Answer
A function $F\left( {x,y} \right)$ satisfying $\frac{{{\partial ^2}F}}{{\partial x\partial y}} = 6{x^2}y$ is
$F\left( {x,y} \right) = {x^3}{y^2} + C$,
where $C$ is an integration constant.
Using the result of Exercise 50, we evaluate
$\mathop \smallint \limits_{}^{} \mathop \smallint \limits_{\cal R}^{} 6{x^2}y{\rm{d}}A = 16$
Work Step by Step
We have $\frac{{{\partial ^2}F}}{{\partial x\partial y}} = 6{x^2}y$ and ${\cal R} = \left[ {0,1} \right] \times \left[ {0,4} \right]$.
To find $F\left( {x,y} \right)$ we take the double integral:
$\mathop \smallint \limits_{}^{} \mathop \smallint \limits_{\cal R}^{} \frac{{{\partial ^2}F}}{{\partial x\partial y}}{\rm{d}}y{\rm{d}}x = \mathop \smallint \limits_{}^{} \mathop \smallint \limits_{\cal R}^{} 6{x^2}y{\rm{d}}y{\rm{d}}x$
$ = \mathop \smallint \limits_x^{} \left( {\mathop \smallint \limits_y^{} 6{x^2}y{\rm{d}}y} \right){\rm{d}}x$
$ = \mathop \smallint \limits_x^{} \left( {3{x^2}{y^2}} \right){\rm{d}}x$
$ = {x^3}{y^2} + C$
So, $F\left( {x,y} \right) = {x^3}{y^2} + C$, where $C$ is an integration constant.
Next, we evaluate $\mathop \smallint \limits_{}^{} \mathop \smallint \limits_{\cal R}^{} 6{x^2}y{\rm{d}}A$
Recall from the result of Exercise 50:
$\mathop \smallint \limits_{}^{} \mathop \smallint \limits_{\cal R}^{} f\left( {x,y} \right){\rm{d}}A = F\left( {b,d} \right) - F\left( {a,d} \right) - F\left( {b,c} \right) + F\left( {a,c} \right)$
where $f\left( {x,y} \right) = \frac{{{\partial ^2}F}}{{\partial x\partial y}}$ and ${\cal R} = \left[ {a,b} \right] \times \left[ {c,d} \right]$.
We have $f\left( {x,y} \right) = \frac{{{\partial ^2}F}}{{\partial x\partial y}} = 6{x^2}y$.
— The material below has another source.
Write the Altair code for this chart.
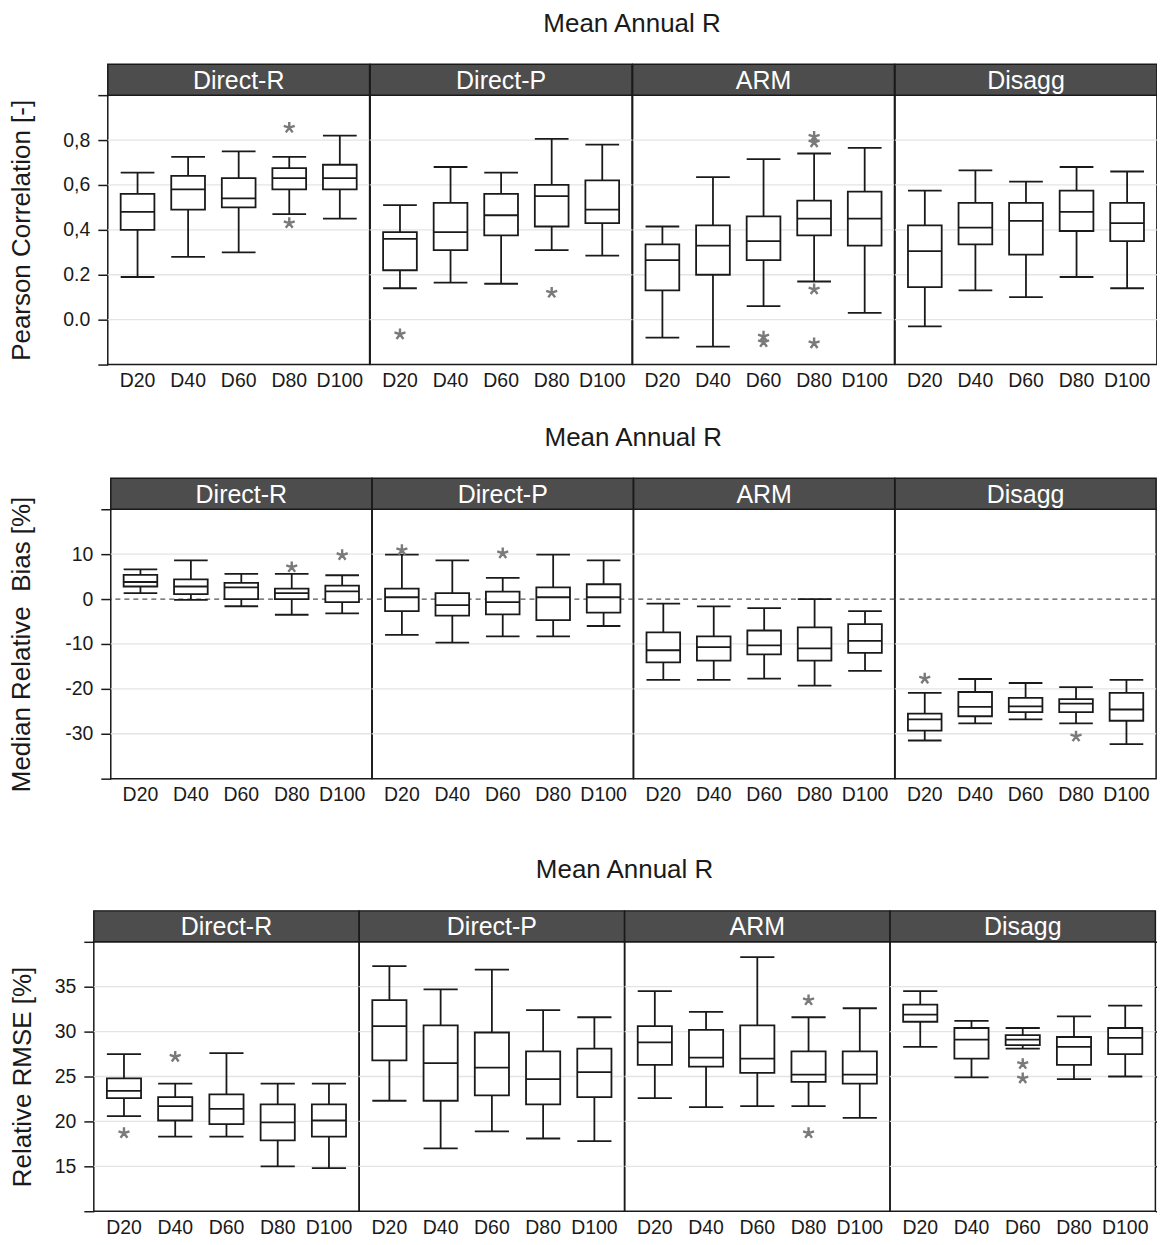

Since ${\cal R} = \left[ {0,1} \right] \times \left[ {0,4} \right]$, using the result of Exercise 50 we get
$\mathop \smallint \limits_{}^{} \mathop \smallint \limits_{\cal R}^{} f\left( {x,y} \right){\rm{d}}A = \mathop \smallint \limits_{}^{} \mathop \smallint \limits_{\cal R}^{} 6{x^2}y{\rm{d}}A$
$ = F\left( {1,4} \right) - F\left( {0,4} \right) - F\left( {1,0} \right) + F\left( {0,0} \right)$
$ = 16$
Notice that the constant of integration $C$ cancels out in the calculation above.
So, $\mathop \smallint \limits_{}^{} \mathop \smallint \limits_{\cal R}^{} 6{x^2}y{\rm{d}}A = 16$.